If you are considering taking the plunge into investing in real estate there are some things you need to know before investing your hard earned money. You already know that there is risk but how do you know that you are making the right choices? Just as importantly, you don’t want to invest in a property that requires too much of your time attending to the property. An investment should be a situation where your money is working for you and not the other way around, right? Here are 3 things to consider if you are ready to enter the exciting world of real estate investing.
You must get a fair return on your money
The first decision you need to make is to determine what return on your money is acceptable to you. It’s not just a matter of making money but making more money than you would in less risky investments. If you are taking money from other investments to start your venture such as CD’s, stocks, bonds or other sources than there is no sense in risking your money unless the possible return is higher than you are already enjoying. You must first decide the minimal amount of return that is acceptable to you before you can possibly decide if a particular investment is worthy of your time.

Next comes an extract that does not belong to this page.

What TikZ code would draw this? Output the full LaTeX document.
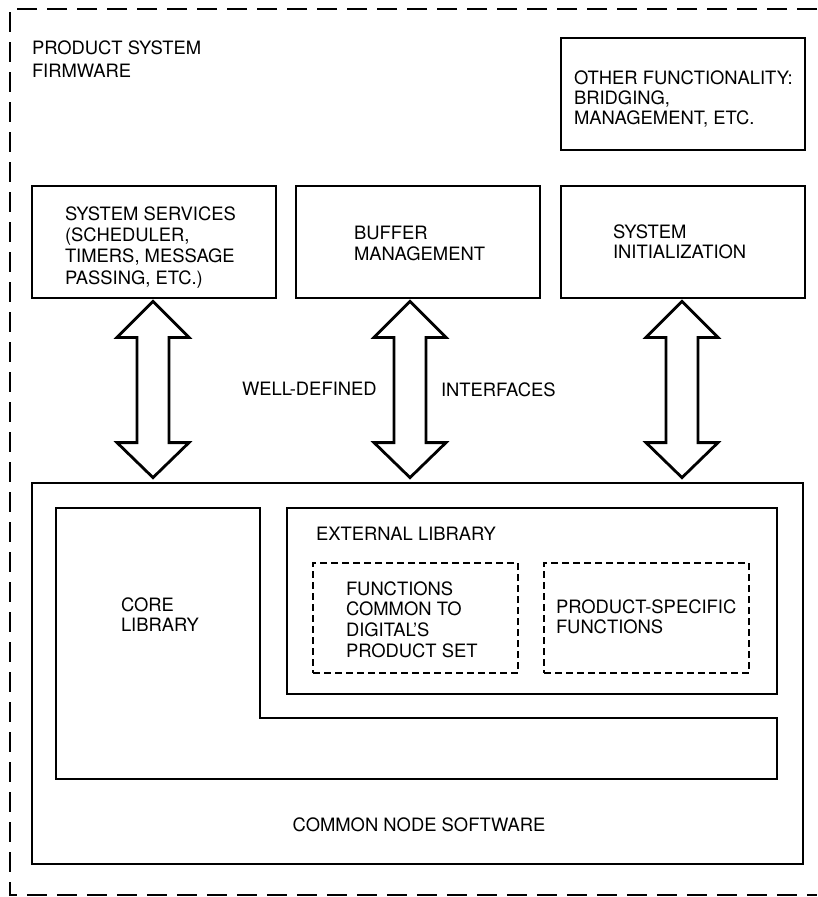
\documentclass[tikz,border=0pt]{standalone}
\usepackage{fontspec}
\setmainfont{TeX Gyre Heros}
\usetikzlibrary{calc}
\begin{document}
\begin{tikzpicture}[x=1pt,y=-1pt,
  every node/.style={font=\fontsize{18.4}{20.8}\selectfont},
  thickbox/.style={draw, line width=2.8pt, inner sep=0pt},
  thinbox/.style={draw, line width=1.2pt, inner sep=0pt},
  dashbox/.style={draw, line width=1.4pt, dash pattern=on 7pt off 4pt, inner sep=0pt},
  txt/.style={anchor=north west, align=left, inner sep=0pt, outer sep=0pt},
  outerdash/.style={line width=1.5pt, dash pattern=on 20pt off 10pt},
  dblarrow/.style={draw, line width=2.8pt, line join=miter, fill=white}]
\useasboundingbox (0,0) rectangle (817,897);
\fill[white] (0,0) rectangle (817,897);

% outer dashed frame
\coordinate (ftr) at (817,9);
\coordinate (ftl) at (10,9);
\coordinate (fbl) at (10,895);
\coordinate (fbr) at (817,895);
\draw[outerdash] (ftr) -- (ftl) -- (fbl) -- (fbr);

\node[txt, font=\fontsize{18.4}{23}\selectfont] (title) at (32,40.4) {PRODUCT SYSTEM\\FIRMWARE};

% top boxes
\node[thickbox, minimum width=244, minimum height=112] (other) at (683,94) {};
\node[txt, font=\fontsize{18.4}{20}\selectfont] (othert) at (574,70.4) {OTHER FUNCTIONALITY:\\BRIDGING,\\MANAGEMENT, ETC.};

\node[thickbox, minimum width=244, minimum height=112] (ss) at (154,242) {};
\node[txt, font=\fontsize{18.4}{21.3}\selectfont] (sst) at (65,206.4) {SYSTEM SERVICES\\(SCHEDULER,\\TIMERS, MESSAGE\\PASSING, ETC.)};

\node[thickbox, minimum width=244, minimum height=112] (bm) at (418,242) {};
\node[txt] (bmt) at (354,226.4) {BUFFER\\MANAGEMENT};

\node[thickbox, minimum width=244, minimum height=112] (si) at (683,242) {};
\node[txt, font=\fontsize{18.4}{20}\selectfont] (sit) at (613,224.4) {SYSTEM\\INITIALIZATION};

% common node software
\node[thickbox, minimum width=771, minimum height=381] (cns) at (417.5,673.5) {};
\node[inner sep=0pt] (cnst) at (419,825) {COMMON NODE SOFTWARE};

% core library (L shape)
\coordinate (c1) at (56,508);
\coordinate (c2) at (260,508);
\coordinate (c3) at (260,718);
\coordinate (c4) at (777,718);
\coordinate (c5) at (777,779);
\coordinate (c6) at (56,779);
\draw[line width=1.2pt] (c1) -- (c2) -- (c3) -- (c4) -- (c5) -- (c6) -- cycle;
\node[txt] (coret) at (121,597.4) {CORE\\LIBRARY};

% external library
\node[thinbox, minimum width=490, minimum height=186] (ext) at (532,601) {};
\node[txt] (extt) at (316,527.4) {EXTERNAL LIBRARY};
\node[dashbox, minimum width=205, minimum height=110] (d1) at (415.5,618) {};
\node[txt, font=\fontsize{18.4}{20.7}\selectfont] (d1t) at (346,581.4) {FUNCTIONS\\COMMON TO\\DIGITAL'S\\PRODUCT SET};
\node[dashbox, minimum width=205, minimum height=110] (d2) at (646.5,618) {};
\node[txt, font=\fontsize{18.4}{20}\selectfont] (d2t) at (556,599.4) {PRODUCT-SPECIFIC\\FUNCTIONS};

% interface labels
\node[txt] (wd) at (242,382.4) {WELL-DEFINED};
\node[txt] (intf) at (441,382.4) {INTERFACES};

% double arrows
\coordinate (a1t) at ($(ss.south)+(-1,2)$);
\coordinate (a2t) at ($(bm.south)+(-8,2)$);
\coordinate (a3t) at ($(si.south)+(-1,2)$);
\coordinate (a1b) at ($(a1t |- cns.north)+(0,-4)$);
\coordinate (a2b) at ($(a2t |- cns.north)+(0,-4)$);
\coordinate (a3b) at ($(a3t |- cns.north)+(0,-4)$);
\foreach \t/\b in {a1t/a1b, a2t/a2b, a3t/a3b}{
  \draw[dblarrow] (\t) -- ($(\t)+(36,36)$) -- ($(\t)+(16,36)$) -- ($(\b)+(16,-35)$)
    -- ($(\b)+(36,-35)$) -- (\b) -- ($(\b)+(-36,-35)$) -- ($(\b)+(-16,-35)$)
    -- ($(\t)+(-16,36)$) -- ($(\t)+(-36,36)$) -- cycle;
}
\end{tikzpicture}
\end{document}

High risk investments almost always fail
An all too common mistake for investors is to search for the highest possible return in their investment. Does that sound strange to you? It is natural to want to make as much money as possible from your investments but the simple truth is that the higher the pay off, the higher the risk. Fixer uppers, land development, and Tenant-In-Common properties are examples of very high risk propositions and more often than not they fail. There is just too much that can go wrong. If you can’t afford to lose your money than choosing a simple and established property that already has an existing cash flow may be your best choice. It’s true that the higher the risk the higher the gain but it’s also true that failing at such ventures will bring you higher losses.
Time IS Money
You’ve heard the saying a thousand times and it definitely applies to the world of real estate. If your investment requires too much attention from you just to keep it going than it’s not an investment, it’s a job. Vacation rentals, college rentals and lower income rentals in “questionable” areas are notorious time thieves and if you don’t want to spend most of your time dealing with new tenants and chasing down the rent you will want to avoid these types of properties. As I had mentioned earlier, a nice boring established property in an established area is probably your best bet.
Before making any decision you must always do your research first. Talk to industry professionals and anyone that is actively involved with real estate investments to better understand what type of investment is right for you.